Interestingly, when one reads the writings of Abraham Joshua Heschel, one of the most influential and enthusiastic proponents of interfaith engagement at the time that the Rav first voiced his opposition, we find an example of the equalization of dogma that the Rav so opposed. In his essay “No Religion is an Island,” Heschel noted that religions have profound disagreements, and each claim to be true. Yet he argued that truth is not exclusive, that “ultimate truth is not capable of being fully and adequately expressed in concepts and words,” and that God speaks to man “in a multiplicity of languages. One truth comes to expression in many ways of understanding.”

Orthodoxy rejects this approach. While Jews and Christians both agree on many religious issues, we disagree, and believe each other profoundly wrong, about others. Either Jesus is the son of God, or he is not.
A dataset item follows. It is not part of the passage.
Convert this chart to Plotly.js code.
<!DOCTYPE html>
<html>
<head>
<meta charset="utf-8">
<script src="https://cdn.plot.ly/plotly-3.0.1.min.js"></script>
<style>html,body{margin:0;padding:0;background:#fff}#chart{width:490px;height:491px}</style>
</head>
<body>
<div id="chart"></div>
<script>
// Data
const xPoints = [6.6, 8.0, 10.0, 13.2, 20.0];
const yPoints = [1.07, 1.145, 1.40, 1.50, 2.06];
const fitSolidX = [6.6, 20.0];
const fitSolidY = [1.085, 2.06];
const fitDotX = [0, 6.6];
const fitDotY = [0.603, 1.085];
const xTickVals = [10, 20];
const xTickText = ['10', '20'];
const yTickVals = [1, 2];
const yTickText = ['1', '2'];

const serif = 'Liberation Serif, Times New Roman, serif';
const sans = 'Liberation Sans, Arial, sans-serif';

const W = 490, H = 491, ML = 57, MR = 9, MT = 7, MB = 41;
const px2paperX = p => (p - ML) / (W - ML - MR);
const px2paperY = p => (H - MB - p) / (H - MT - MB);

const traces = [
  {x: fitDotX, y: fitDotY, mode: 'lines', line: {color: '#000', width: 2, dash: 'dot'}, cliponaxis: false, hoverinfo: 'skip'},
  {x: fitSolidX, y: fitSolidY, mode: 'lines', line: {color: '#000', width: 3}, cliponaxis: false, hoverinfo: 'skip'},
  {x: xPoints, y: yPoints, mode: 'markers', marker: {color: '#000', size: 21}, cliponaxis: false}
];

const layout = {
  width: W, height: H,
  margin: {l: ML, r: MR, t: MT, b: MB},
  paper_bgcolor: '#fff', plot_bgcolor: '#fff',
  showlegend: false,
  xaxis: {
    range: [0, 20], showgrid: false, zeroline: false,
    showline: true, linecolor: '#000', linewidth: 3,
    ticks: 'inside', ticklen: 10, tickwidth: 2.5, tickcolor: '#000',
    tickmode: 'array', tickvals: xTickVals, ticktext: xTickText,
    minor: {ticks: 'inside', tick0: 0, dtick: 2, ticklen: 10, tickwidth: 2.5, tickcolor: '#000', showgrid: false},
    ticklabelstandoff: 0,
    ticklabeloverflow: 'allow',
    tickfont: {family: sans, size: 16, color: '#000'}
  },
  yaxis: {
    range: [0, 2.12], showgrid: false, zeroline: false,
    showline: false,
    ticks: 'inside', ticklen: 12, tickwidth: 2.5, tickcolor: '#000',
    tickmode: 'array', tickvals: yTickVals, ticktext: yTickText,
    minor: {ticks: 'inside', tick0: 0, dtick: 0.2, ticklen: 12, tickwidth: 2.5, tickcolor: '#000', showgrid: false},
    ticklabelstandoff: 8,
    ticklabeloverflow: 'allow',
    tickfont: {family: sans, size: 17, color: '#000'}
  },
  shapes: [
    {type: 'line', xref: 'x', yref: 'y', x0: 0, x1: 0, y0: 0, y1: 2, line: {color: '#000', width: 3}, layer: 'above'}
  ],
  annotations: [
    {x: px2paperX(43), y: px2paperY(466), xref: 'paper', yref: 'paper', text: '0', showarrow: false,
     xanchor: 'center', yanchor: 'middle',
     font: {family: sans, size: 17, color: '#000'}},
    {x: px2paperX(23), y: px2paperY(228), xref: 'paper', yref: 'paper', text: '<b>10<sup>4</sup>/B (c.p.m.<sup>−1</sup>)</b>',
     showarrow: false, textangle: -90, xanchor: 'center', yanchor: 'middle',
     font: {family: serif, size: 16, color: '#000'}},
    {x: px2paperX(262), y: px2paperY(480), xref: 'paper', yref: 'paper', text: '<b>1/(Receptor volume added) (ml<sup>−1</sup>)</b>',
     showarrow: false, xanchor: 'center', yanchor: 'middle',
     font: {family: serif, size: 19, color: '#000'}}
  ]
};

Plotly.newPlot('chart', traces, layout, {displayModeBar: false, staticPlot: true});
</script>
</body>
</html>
Religious relativism is not the answer to disagreement between faiths; yet relativism, and a blurring of religious distinctions, all too often result when two deeply believing faith communities engage each other in the public arena on theological issues.
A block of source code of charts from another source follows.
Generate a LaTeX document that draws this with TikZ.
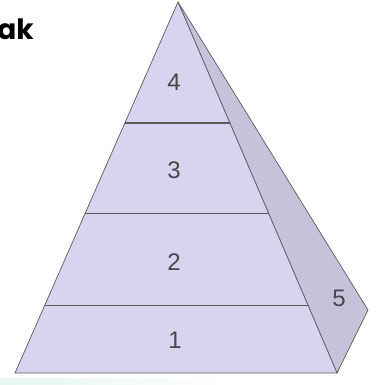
\documentclass[tikz,border=0pt]{standalone}
\usepackage{fontspec}
\setmainfont{Liberation Sans}
\newfontfamily\titlefont{Poppins}
\usetikzlibrary{calc}
\definecolor{frontface}{HTML}{D6D4EF}
\definecolor{sideface}{HTML}{C4C3DA}
\definecolor{edgegray}{HTML}{5A5A5A}
\definecolor{mint}{HTML}{E6F6F0}

\begin{document}
\begin{tikzpicture}[x=1pt,y=-1pt, every node/.style={font=\fontsize{24}{26}\selectfont, text=edgegray!80!black}]
    \useasboundingbox (0,0) rectangle (380,385);
    % faint glow at the bottom
    \shade[left color=mint, right color=white] (0,378) rectangle (230,385);
    \coordinate (apex) at (178,2);
    \coordinate (bl) at (15,373);
    \coordinate (br) at (337,373);
    \coordinate (sr) at (368,310);
    % faces
    \draw[fill=sideface, draw=edgegray, line width=0.7pt] (apex) -- (sr) -- (br) -- cycle;
    \draw[fill=frontface, draw=edgegray, line width=0.7pt] (apex) -- (bl) -- (br) -- cycle;
    % level lines
    \coordinate (l1) at ($(apex)!0.817!(bl)$);
    \coordinate (r1) at ($(apex)!0.817!(br)$);
    \coordinate (l2) at ($(apex)!0.571!(bl)$);
    \coordinate (r2) at ($(apex)!0.571!(br)$);
    \coordinate (l3) at ($(apex)!0.326!(bl)$);
    \coordinate (r3) at ($(apex)!0.326!(br)$);
    \draw[edgegray, line width=1.2pt] (l1) -- (r1);
    \draw[edgegray, line width=1.2pt] (l2) -- (r2);
    \draw[edgegray, line width=1.2pt] (l3) -- (r3);
    % labels
    \node (n4) at (174,82) {4};
    \node (n3) at (174,170) {3};
    \node (n2) at (174,262) {2};
    \node (n1) at (175,340) {1};
    \node (n5) at (339,298) {5};
    \node[anchor=base east, inner sep=0pt, text=black, font=\titlefont\bfseries\fontsize{28}{30}\selectfont] (title) at (34,40) {ak};
\end{tikzpicture}
\end{document}
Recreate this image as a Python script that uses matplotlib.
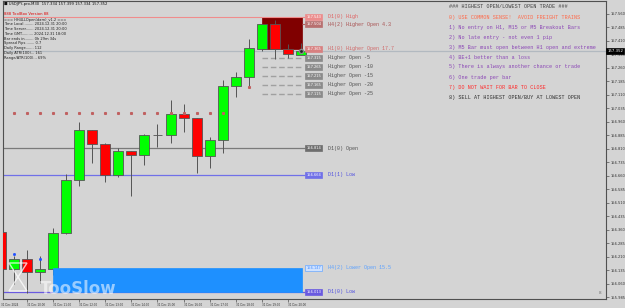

Many, however, misunderstand the limits of the Rav’s prohibition. Some Jews believe that he forbade any engagement of other faiths, and all too many Christians assume that our reluctance to engage in theological dialogue indicates a disinterest on the part of Orthodoxy in the concerns of much of America’s population. For example, the influential Catholic Father Richard John Neuhaus recently fretted in the journal First Things that in contrast to those who refuse to engage the Christian community in dialogue, the authors of “Dabru Emet” seem willing to explore “a promising relationship to the majority religion and culture.”
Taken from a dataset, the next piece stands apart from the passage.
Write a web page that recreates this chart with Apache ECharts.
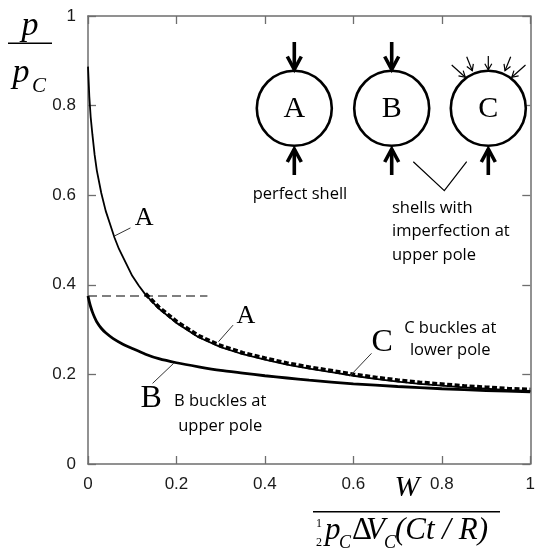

Overlooked in the debate is that in issuing a set of guidelines to Orthodoxy’s Rabbinical Council of America, titled “On Interfaith Relationships,” the Rav did not ban all Orthodox interfaith engagements. When it came to causes that were not strictly theological in nature, the Rav insisted that there was much that Orthodoxy and Christianity could accomplish together. All human beings, he believed, are charged by the Almighty to enhance the physical and moral welfare of humanity. In seeking the moral betterment of man, specific religious beliefs of Jews and Christians serve to unite rather than divide us.

The Rav stressed that the two faiths can dialogue not only on such topics as “war and peace, poverty, freedom” but also on “the threat of secularism.” This interfaith engagement, he stressed, will be based on “our religious outlooks,” in which we express our feelings “in a peculiar language which quite often is incomprehensible to the secularist,” and in which we define “morality as an act of Imitatio Dei” — of imitation of the Almighty. While organizational dialogue on dogma was prohibited, The Rav insisted that Jews and Christians can, and should, dialogue on the distinctly religious morality that they share.

We live in an age in which the biblical-moral traditions that have guided us for centuries are increasingly being forgotten. Orthodoxy now shares certain moral commonalities with some Christians that it does not share with other Jewish denominations, such as certain views on abortion and homosexuality. While most Orthodox rabbis rightly refrained from signing “Dabru Emet,” we Orthodox ought to issue a statement of our own, one focusing not on theology, but on morality. It would let the Christian community know that we will work with them to preserve and protect, inter alia, the sanctity of life and of marriage in America, and that Orthodoxy is uniquely suited to join them in this endeavor.

While the Rav rightly feared religious relativism, and therefore forbade communal theological engagement, the effort to enhance the welfare of the world, as well as the battle to preserve the biblical-moral tradition in America, provide common cause for traditional Jewish and Christian believers. While our particular faiths divide us, it is also our faith — specifically, our adherence to traditional religious mores — that unites us and provides a foundation for dialogue in the future.

Meir Soloveichik is a resident scholar at The Jewish Center in Manhattan and a Beren Fellow at Yeshiva University.